Once the parts were cut, milled, and checked for squareness and size, it was time to dry fit for glue-up and then finally, assembly.
I use the Rockler Squares. Here I can clamp an end to the bench and then clamp on a side. As they say, "look, Ma, no hands!"
This is the time I check again that every joint fits perfectly. Then get the glue bottle out. I use artist's paint brushes from Harbor Freight to spread glue. I found it to be more tidy that anything else. My brush bottle has half the cap cut away to insert the brush into water. The half portion of the cap also allows for a brush "scraper" to wring out excess water.
When I got to the top of the cabinet, I had to move things to lower saw horses. This wasn't too heavy yet and slid down to the lower platform easily.
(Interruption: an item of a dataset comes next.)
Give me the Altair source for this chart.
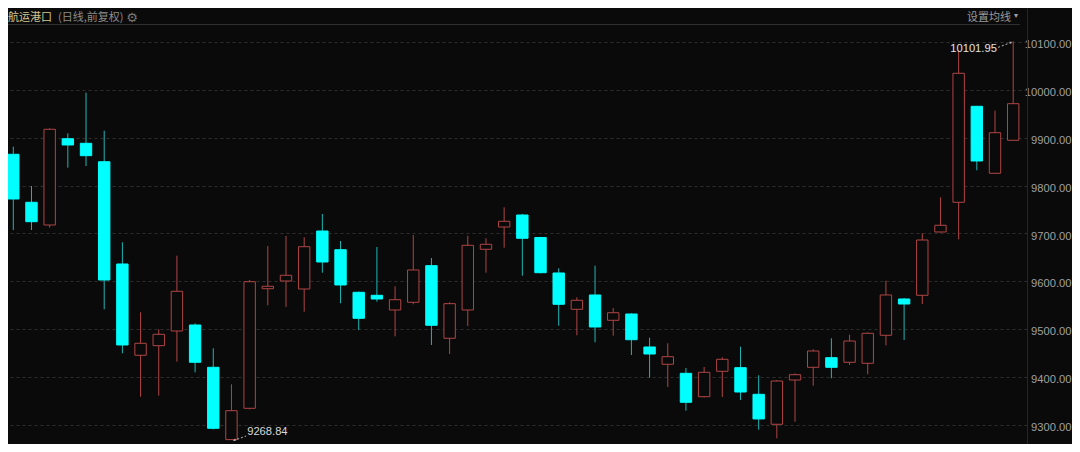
import altair as alt
import pandas as pd

# ---------------- data ----------------
day_index = list(range(56))
open_px = [9865.7, 9765.3, 9717.8, 9898.3, 9888.7, 9850.2, 9636.2, 9445.2, 9465.3, 9496.0,
           9508.6, 9420.1, 9268.84, 9334.3, 9584.5, 9600.6, 9583.9, 9705.2, 9666.1, 9577.0,
           9570.7, 9540.0, 9556.1, 9632.7, 9480.8, 9540.0, 9667.0, 9713.6, 9738.7, 9691.6,
           9617.4, 9541.4, 9571.4, 9518.4, 9531.6, 9462.6, 9426.4, 9407.5, 9358.6, 9411.7,
           9419.3, 9363.6, 9300.9, 9393.5, 9420.1, 9440.2, 9430.6, 9428.5, 9487.1, 9563.0,
           9570.7, 9703.2, 9765.3, 9966.1, 9826.0, 9895.0]
high_px = [9881.6, 9799.4, 9920.1, 9909.6, 9994.6, 9915.1, 9681.6, 9535.2, 9499.6, 9653.6,
           9512.1, 9459.9, 9384.5, 9602.7, 9673.9, 9694.8, 9692.1, 9740.8, 9684.3, 9578.5,
           9671.8, 9589.5, 9696.9, 9648.8, 9556.1, 9695.4, 9690.0, 9754.8, 9741.0, 9693.0,
           9627.2, 9566.5, 9632.7, 9544.2, 9533.0, 9482.0, 9470.3, 9418.6, 9420.7, 9441.0,
           9463.2, 9403.4, 9393.5, 9407.5, 9457.8, 9480.8, 9488.3, 9493.0, 9601.3, 9565.0,
           9700.4, 9775.7, 10083.9, 9967.0, 9956.9, 10101.95]
low_px = [9707.3, 9707.3, 9712.2, 9837.7, 9841.2, 9541.4, 9449.4, 9358.6, 9360.7, 9431.8,
          9409.6, 9290.0, 9268.84, 9332.0, 9549.8, 9546.3, 9536.4, 9618.0, 9554.0, 9498.1,
          9557.3, 9485.0, 9552.0, 9466.8, 9447.9, 9506.5, 9618.0, 9670.3, 9611.7, 9616.8,
          9507.1, 9487.1, 9472.4, 9486.2, 9445.8, 9398.3, 9378.9, 9329.3, 9357.0, 9358.0,
          9351.7, 9289.6, 9271.6, 9306.3, 9381.6, 9397.1, 9424.9, 9405.5, 9466.1, 9477.2,
          9552.5, 9702.0, 9687.9, 9832.2, 9825.0, 9894.0]
close_px = [9772.2, 9724.7, 9918.0, 9885.2, 9862.8, 9602.7, 9466.8, 9470.3, 9489.1, 9579.1,
            9430.6, 9292.5, 9329.3, 9599.2, 9589.6, 9612.6, 9672.4, 9640.4, 9592.3, 9522.6,
            9563.0, 9561.5, 9623.7, 9508.0, 9553.2, 9675.3, 9677.4, 9725.5, 9690.0, 9618.0,
            9551.9, 9560.3, 9504.4, 9534.3, 9477.8, 9447.9, 9442.3, 9346.9, 9409.6, 9436.8,
            9368.4, 9312.0, 9391.4, 9404.6, 9454.2, 9420.1, 9475.1, 9491.2, 9571.4, 9552.5,
            9686.4, 9717.2, 10035.2, 9851.7, 9910.9, 9971.6]

y_ticks = [9300, 9400, 9500, 9600, 9700, 9800, 9900, 10000, 10100]

high_mark_index = [55]
high_mark_value = [10101.95]
high_mark_label = ["10101.95"]
low_mark_index = [12]
low_mark_value = [9268.84]
low_mark_label = ["9268.84"]

title_main = "航运港口"
title_sub = "(日线,前复权)"
gear_icon = "⚙"
ma_button = "设置均线"
ma_arrow = "▾"

# ---------------- styling ----------------
BG = "#0a0a0a"
RED = "#b04545"
CYAN = "#00ffff"
CYAN_WICK = "#1fb5b5"
W, H = 1019, 436
CJK = "Noto Sans CJK SC"
NUM = "Liberation Sans"

df = pd.DataFrame({"i": day_index, "open": open_px, "high": high_px,
                   "low": low_px, "close": close_px})

step = 18.36
x_scale = alt.Scale(domain=[-0.3 / step, (W - 0.3) / step], nice=False, zero=False)
px_per_unit = 0.478
y_top = 10100 + (42.3 - 8) / px_per_unit
y_bot = 10100 - (H + 8 - 42.3) / px_per_unit
y_scale = alt.Scale(domain=[y_bot, y_top], nice=False, zero=False)

y_axis = alt.Axis(orient="right", values=y_ticks, format=".2f", title=None,
                  labelAlign="right", labelBaseline="middle", labelPadding=44,
                  labelOffset=2.5, ticks=False, tickSize=0, domain=True,
                  domainColor="#262626", grid=True, gridColor="#2e2e2e",
                  gridDash=[3, 3], labelColor="#a0a0a0", labelFont=NUM,
                  labelFontSize=11.2, labelFlush=False, labelOverlap=False)

X = alt.X("i:Q", scale=x_scale, axis=None)
up = "datum.close >= datum.open"

wick = alt.Chart(df).mark_rule(strokeWidth=1).encode(
    x=X,
    y=alt.Y("low:Q", scale=y_scale, axis=y_axis),
    y2="high:Q",
    color=alt.condition(up, alt.value(RED), alt.value(CYAN_WICK)),
)

body = alt.Chart(df).mark_bar(size=11.4, strokeWidth=1).encode(
    x=X,
    y=alt.Y("open:Q", scale=y_scale, axis=y_axis),
    y2="close:Q",
    fill=alt.condition(up, alt.value(BG), alt.value(CYAN)),
    stroke=alt.condition(up, alt.value(RED), alt.value(CYAN)),
)

hi_df = pd.DataFrame({"i": high_mark_index, "v": high_mark_value, "t": high_mark_label})
lo_df = pd.DataFrame({"i": low_mark_index, "v": low_mark_value, "t": low_mark_label})

def enc_pt(ch):
    return ch.encode(x=X, y=alt.Y("v:Q", scale=y_scale, axis=y_axis))

hi_text = enc_pt(alt.Chart(hi_df).mark_text(align="right", baseline="middle", dx=-16.3, dy=8,
                                            color="#e4e4e4", font=NUM, fontSize=11.2)).encode(text="t:N")
hi_line = alt.Chart(hi_df).mark_rule(strokeDash=[2, 2], color="#bdbdbd", strokeWidth=1,
                                     xOffset=-2, yOffset=1, x2Offset=-15, y2Offset=6).encode(
    x=X, y=alt.Y("v:Q", scale=y_scale, axis=y_axis), x2="i:Q", y2="v:Q")
hi_head = enc_pt(alt.Chart(hi_df).mark_point(shape="triangle-right", size=9, filled=True,
                                             color="#bdbdbd", angle=338, xOffset=-2, yOffset=1))

lo_text = enc_pt(alt.Chart(lo_df).mark_text(align="left", baseline="middle", dx=15.7, dy=-7.7,
                                            color="#d8d8d8", font=NUM, fontSize=11.2)).encode(text="t:N")
lo_line = alt.Chart(lo_df).mark_rule(strokeDash=[2, 2], color="#bdbdbd", strokeWidth=1,
                                     xOffset=2, yOffset=1, x2Offset=14.7, y2Offset=-3.6).encode(
    x=X, y=alt.Y("v:Q", scale=y_scale, axis=y_axis), x2="i:Q", y2="v:Q")
lo_head = enc_pt(alt.Chart(lo_df).mark_point(shape="triangle-left", size=9, filled=True,
                                             color="#bdbdbd", angle=340, xOffset=3, yOffset=0.5))

def header_text(txt, x, y, color, font, size, align="left"):
    return alt.Chart(pd.DataFrame({"t": [txt]})).mark_text(
        align=align, baseline="middle", color=color, font=font, fontSize=size
    ).encode(text="t:N", x=alt.value(x), y=alt.value(y))

HY = 9.5
h1 = header_text(title_main, 0, HY, "#cfc792", CJK, 11)
h2 = header_text(title_sub, 50, HY, "#8c8c8c", CJK, 11)
h3 = header_text(gear_icon, 124, HY, "#7a7a7a", "DejaVu Sans", 13, align="center")
h4 = header_text(ma_button, 959, HY, "#9a9a9a", CJK, 11)
h5 = header_text(ma_arrow, 1008, HY - 1.5, "#a0a0a0", "DejaVu Sans", 8, align="center")
sep = alt.Chart(pd.DataFrame({"a": [0]})).mark_rule(color="#2f2f2f", strokeWidth=1).encode(
    x=alt.value(0), x2=alt.value(1012), y=alt.value(16.5))

chart = alt.layer(
    wick, body, hi_line, hi_head, hi_text, lo_line, lo_head, lo_text,
    sep, h1, h2, h3, h4, h5
).properties(
    width=W, height=H,
    autosize=alt.AutoSizeParams(type="none"),
    padding={"left": 0, "top": 0, "right": 45, "bottom": 0},
    background=BG,
).configure_view(stroke=None)

chart.save("out.html", embed_options={"renderer": "svg", "actions": False})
If it had been too heavy, I would have rolled the bench under the hoist and used it.
Because a heavy mortiser will top off this cabinet, I screwed the sides into the ends as well as the rabbets and glue. Sort of belt and suspenders, function over beauty.
When all was attached, I had a half millimeter or less overhang. I simply routed it flush, sanded it smooth and rolled the edge with my sanding block to get a nice finger friendly edge.
I did another stupid thing. I hate crawling into the cabinet to install drawer slides. So I get this bright idea to install the cabinet profiles on the sides before assembly. I was determined to get them both straight and directly across from one another.
And I clamped squares on for the installation. Thought I was golden.
Well, I forgot more than a couple of things as it turned out. When I get to posting the drawer installation, you will see. So if you are following along for the purpose of building, do not mount drawer slides at this point.